DAVID IAN LEE has directed plays, operas, films, and political campaign videos across the country. In 2019, David simultaneously directed plays in two separate states, placing his work at the forefront of what would become the Zoom-theatre movement. In response to the historical pandemic of 2020, David became a champion of virtual theatre, directing, producing, and shepherding content that is both innovative and ethical. He has served as a director or assistant director in New York for the Pearl Theatre Company, Manhattan Theatre Source, Flux Theatre Ensemble, and Boomerang Theatre Company. As a playwright, his works include mass, Liberty & Joe DiMaggio, Sleeper and The Curing Room, which has seen multiple international productions, having been translated into French, Greek, and Afrikaans. As an actor, he has performed internationally and with theatres including Utah Shakespeare, Sedona Shakespeare, New York Classical Theatre, The Actors Theatre of Louisville, Arizona Repertory Theatre, Milwaukee Repertory Theatre, and Nashville Repertory Theatre. David received his BFA in Acting and Directing from the University of Arizona and his MFA in Directing from Illinois State University. David is a proud graduate of New York’s William Esper Studio and is a current cohort with the La Mama International Virtual Directors’ Symposium. David serves on the faculty of the Theatre & Dance Program in the Department of Communications at Tennessee State University. He is a founding member of and Producing Artistic Director for Pipeline-Collective. Favorite credit: Father to Beckett Harrison Lee, on which he collaborated with his wife, Karen.

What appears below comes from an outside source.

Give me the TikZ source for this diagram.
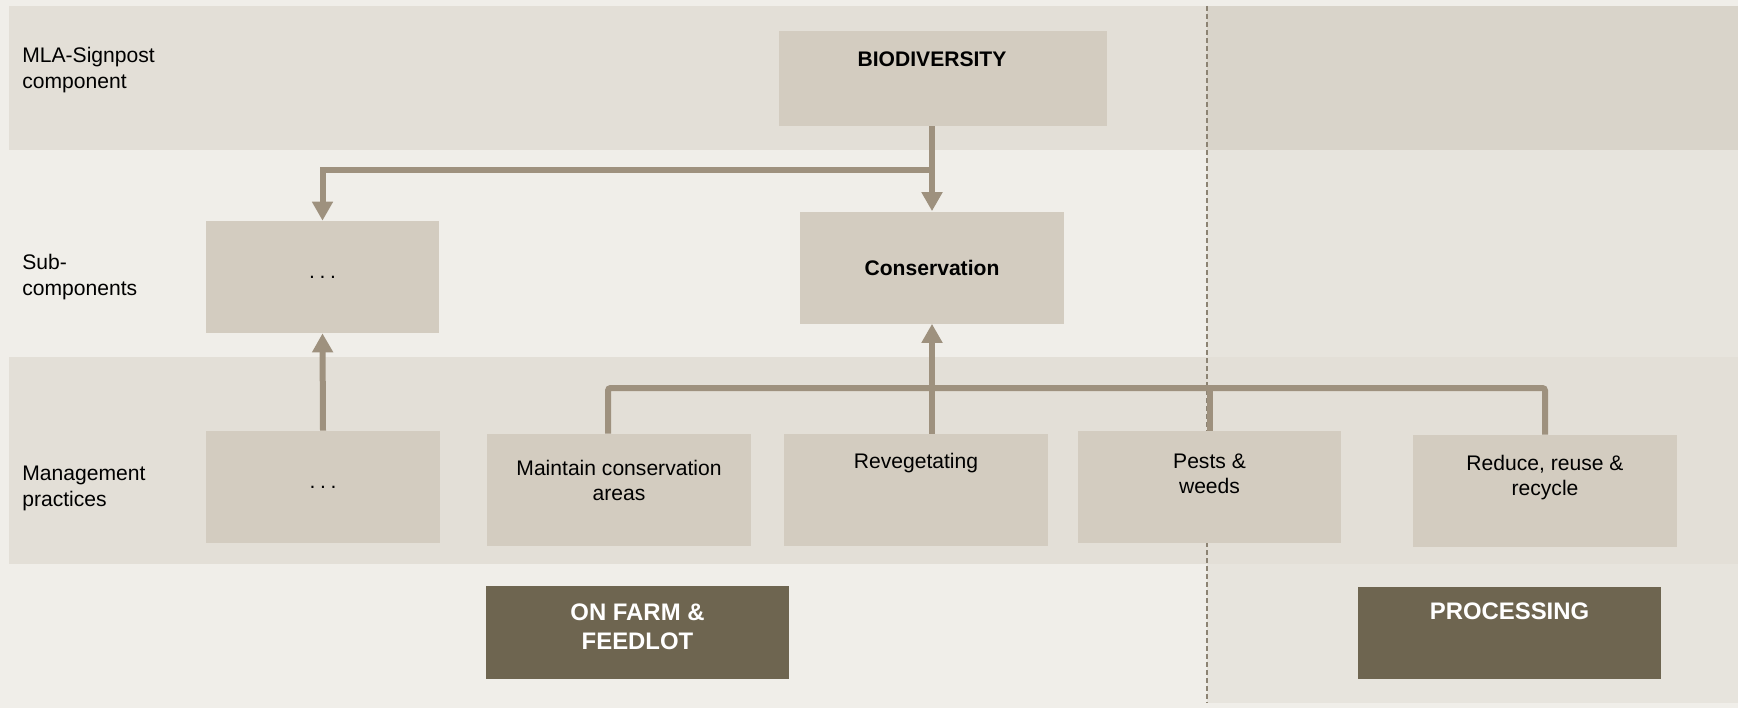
\documentclass[tikz,border=0pt]{standalone}
\usepackage{fontspec}
\setmainfont{Liberation Sans}
\usetikzlibrary{arrows.meta}
\usetikzlibrary{calc}

\definecolor{paper}{HTML}{F0EEE9}
\definecolor{dotband}{HTML}{E3DFD7}
\definecolor{dotdark}{HTML}{D9D4CA}
\definecolor{dotlight}{HTML}{E7E4DD}
\definecolor{boxfill}{HTML}{D3CCC0}
\definecolor{linkcol}{HTML}{9E917E}
\definecolor{sectfill}{HTML}{6E6550}
\definecolor{dashcol}{HTML}{8C8373}

\newcommand{\gapdots}{.\kern2.6pt.\kern2.6pt.}

\tikzset{
  box/.style={fill=boxfill, inner sep=0pt, minimum width=5.28cm, minimum height=2.24cm, font=\fontsize{12}{14.3}\selectfont},
  sectbox/.style={fill=sectfill, inner sep=0pt, minimum width=6.06cm, minimum height=1.85cm},
  txt/.style={inner sep=0pt, align=center, font=\fontsize{12}{14.3}\selectfont},
  rowlabel/.style={inner sep=0pt, align=left, anchor=west, font=\fontsize{12}{14.8}\selectfont},
  secttxt/.style={inner sep=0pt, align=center, text=white, font=\bfseries\fontsize{13.6}{16.5}\selectfont},
  link/.style={draw=linkcol, line width=0.12cm, -{Triangle[width=0.4cm,length=0.38cm]}},
  bus/.style={draw=linkcol, line width=0.12cm, rounded corners=1.5pt},
}

\begin{document}
\begin{tikzpicture}
\useasboundingbox (0,0) rectangle (34.76,14.16);
\fill[paper] (0,0) rectangle (34.76,14.16);
\fill[dotband] (0.18,11.16) rectangle (34.76,14.04);
\fill[dotlight] (24.14,0.1) rectangle (34.76,11.16);
\fill[dotband] (0.18,2.88) rectangle (34.76,7.02);
\fill[dotdark] (24.14,11.16) rectangle (34.76,14.04);
\draw[dashcol, line width=0.04cm, dash pattern=on 0.1cm off 0.06cm] (24.14,14.04) -- (24.14,0.1);

\node[rowlabel] (lbl-mla) at (0.44,12.76) {MLA-Signpost\\component};
\node[rowlabel] (lbl-sub) at (0.44,8.62) {Sub-\\components};
\node[rowlabel] (lbl-mgt) at (0.44,4.40) {Management\\practices};

\node[box, minimum width=6.56cm, minimum height=1.9cm] (bio) at (18.86,12.59) {};
\node[box, font=\bfseries\fontsize{12}{14.3}\selectfont] (cons) at (18.64,8.81) {Conservation};
\node[box, minimum width=4.66cm] (subdots) at (6.45,8.62) {\gapdots};
\node[box, minimum width=4.68cm] (mgdots) at (6.46,4.42) {\gapdots};
\node[box] (maint) at (12.38,4.36) {};
\node[box] (reveg) at (18.32,4.36) {};
\node[box, minimum width=5.26cm] (pests) at (24.19,4.42) {};
\node[box] (reduce) at (30.90,4.34) {};
\node[sectbox] (farm) at (12.75,1.51) {};
\node[sectbox] (proc) at (30.19,1.50) {};

\node[txt, font=\bfseries\fontsize{12}{14.3}\selectfont] (bio-t) at ($(bio.north -| cons.north)+(0,-0.58)$) {BIODIVERSITY};
\node[txt] (maint-t) at ($(maint.north)+(0,-0.93)$) {Maintain conservation\\areas};
\node[txt] (reveg-t) at ($(reveg.north)+(0,-0.58)$) {Revegetating};
\node[txt] (pests-t) at ($(pests.north)+(0,-0.86)$) {Pests \&\\weeds};
\node[txt] (reduce-t) at ($(reduce.north)+(0,-0.86)$) {Reduce, reuse \&\\recycle};
\node[secttxt] (farm-t) at ($(farm.north)+(0,-0.81)$) {ON FARM \&\\FEEDLOT};
\node[secttxt] (proc-t) at ($(proc.north)+(0,-0.50)$) {PROCESSING};

\coordinate (split) at ($(bio.south -| cons.north)+(0,-0.88)$);
\coordinate (bus) at (0,6.40);
\draw[link] (bio.south -| cons.north) -- (cons.north);
\draw[link] (split) -| (subdots.north);
\draw[link] (mgdots.north) -- (subdots.south);
\draw[bus] ([xshift=-0.22cm]maint.north) |- (reduce.north |- bus) -- (reduce.north);
\draw[bus] (pests.north) -- (pests.north |- bus);
\draw[link] (reveg.north -| cons.south) -- (cons.south);
\end{tikzpicture}
\end{document}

CLAUDIA BARNETT writes experimental plays about women and history and science. Her scripts have been developed and performed at the Great Plains Theatre Conference, the Ingram New Works Lab, the Kennedy Center Page-to-Stage Festival, the Tennessee Playwrights Studio, Venus Theatre, and the Women’s Voices Theater Festival. She won the Andaluz Award Jury Prize from Fusion Theatre. A professor of English at Middle Tennessee State University, she coordinates In Process: A Creative Writing Event Series. Her plays are published by Carnegie Mellon University Press.

MELINDA SEWAK is a Nashville-based actor and singer, having appeared locally with Nashville Repertory Theatre, Nashville Shakespeare Festival, Street Theatre Company, Actors Bridge Ensemble, and Pipeline-Collective. Melinda was raised by Haitian immigrant parents in Gaithersburg, Maryland. She attended Yale University, where she earned a Bachelor of Arts in Theater Studies. The day after she graduated, she started fire academy, working as a firefighter and research coordinator in Maryland and DC. After a year, she began medical school at Meharry Medical College. She completed two years of instruction then two years of critical care research at Vanderbilt University before realizing she was more excited about healing through storytelling than medicine. She left medicine to return to acting in 2017, and has since been seen on numerous Nashville stages. In addition to stage acting, Melinda can be heard narrating Chip Gaines’ audiobook Capital Gaines, and as the voice of Myra Hanover in the audio drama podcast Boom. She can also be seen as Morwana in the independent film Day 7 as well as in various commercials and industrials. Melinda is additionally a board member for Verge Theater Company, Heirloom School of the Arts, and Tennessee Theatre Association. She is a certified personal trainer, a professional tutor, and an educator. She lives in Nashville with her husband Justin, her daughter Ripley, their dog Bella, and their cats Pixie and Spooky.

KAREN STERNBERG is a Nashville-based performer and producer. She last appeared on stage as Blanche in the Nashville Repertory Theatre’s production of A Streetcar Named Desire, which was named Best Stage Performance by the Nashville Scene. Other credits include shows with Studio Tenn and the Nashville Shakespeare Festival, as well as performances at the Jean Cocteau Rep and the Cherry Lane Theatre in New York. In 2021, Karen appeared in a short horror film, a comedy pilot, and a German opera. Karen is a Producing Artistic Director at Pipeline-Collective, where she manages programs like The Salon and the Playground Series that aim to empower theatremakers to tell their stories. Karen is a proud AEA and SAG-AFTRA member and most enjoys time with her husband and tween son.